Conserving the Classics: Roman Polanski’s ‘Rosemary’s Baby’

Home Culture Conserving the Classics: Roman Polanski’s ‘Rosemary’s Baby’
Conserving the Classics: Roman Polanski’s ‘Rosemary’s Baby’
Mia Farrow stars in “Rosemary’s Baby.” | Courtesy JenOntheRocks.com

The story here starts simply, but its creeping normalcy ratchets “Rosemary’s Baby” (1968) into a lasting terror.

Rosemary (Mia Farrow) and her husband, Guy Woodhouse (John Cassavetes), move to an old apartment building on the Upper East Side in New York. She wants children. He wants to be a successful stage actor. They soon befriend a quirky old couple next door.

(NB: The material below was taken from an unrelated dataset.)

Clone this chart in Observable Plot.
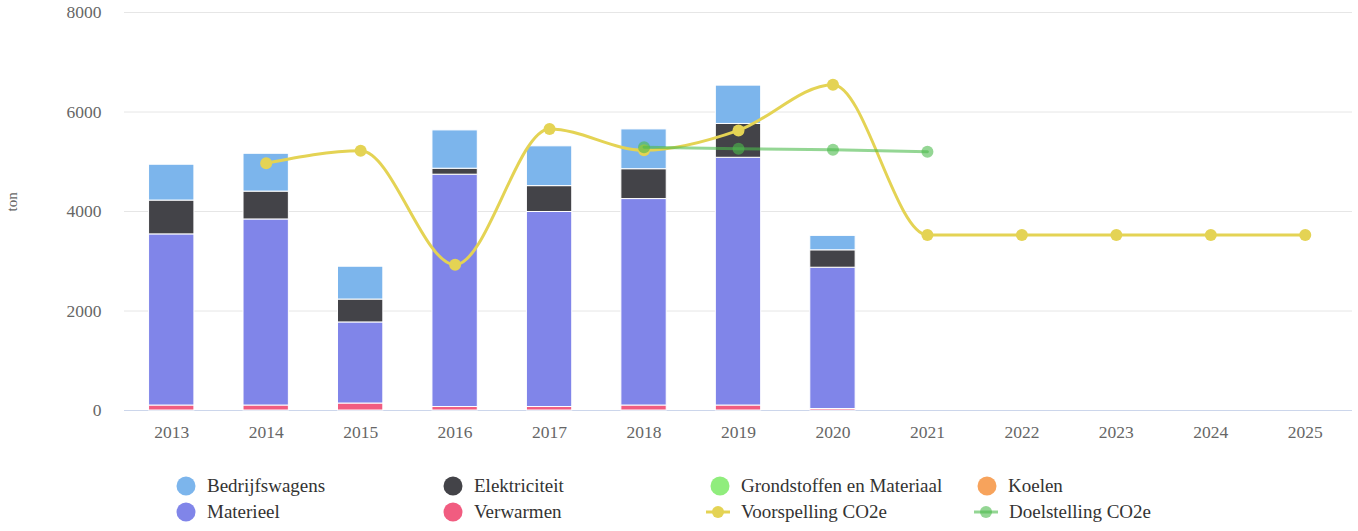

But there’s something wrong with the neighbors, and Rosemary starts to notice it closing in on her newlywed bliss. Her husband becomes distant, preferring the neighbors’ company. She hears weird flute noises next door and smells incense burning in the night. Then, seemingly out of nowhere, she experiences a graphic dream where a horde of elderly people and then Satan himself rape her in the apartment building basement.

Finally, a disastrous pregnancy.

For those who don’t know the end already, I won’t spoil it outright. But it’s a visual approximation of W. B. Yeats’ apocalyptic phrase, “vexed to nightmare by a rocking cradle.”

“Rosemary’s Baby” wields outsize influence among filmmakers. Stanley Kubrick often listed it as one of his favorites. And the influence is clear. There’s a great similarity in tone between the rape scene in “Rosemary’s Baby” and the orgy sequence in Kubrick’s own New York movie, “Eyes Wide Shut” (1999). Both are depictions of degradation that unmask the diabolical implications of sexual obsession.

But Hillsdale students may be more familiar with the film’s other great disciple, Wes Anderson. Anderson also frequently ranks “Rosemary’s Baby” as his favorite film, saying, “It’s always been a big influence on me, or a source of ideas.”

But unlike Kubrick, Anderson delights in subjecting his characters to hopeless and totalizing sexual abuse. In the same way Polanski slowly winds the noose around Rosemary, Anderson loves to spin stories such as “Rushmore” (1998), where a teenager becomes hopelessly enmeshed in lust for a teacher or “Moonrise Kingdom” (2009), where two teenage outcasts redefine love on a moral heath.

For Anderson, the perverse is beautiful — and doomed entrapment is its peak. It’s no wonder he revels in imitating “Rosemary’s Baby” down to the pink baroque font in “The Grand Budapest Hotel” (2014), ripped straight from Polanski’s opening credits.

Perhaps the greatest fan of the film, however, was Charles Manson. After seeing it in theaters, he ordered members of his “family” to kill Sharon Tate, Polanksi’s then-pregnant wife. Joan Didion happened to be in the neighborhood that day, and as she recalled, “No one was surprised.”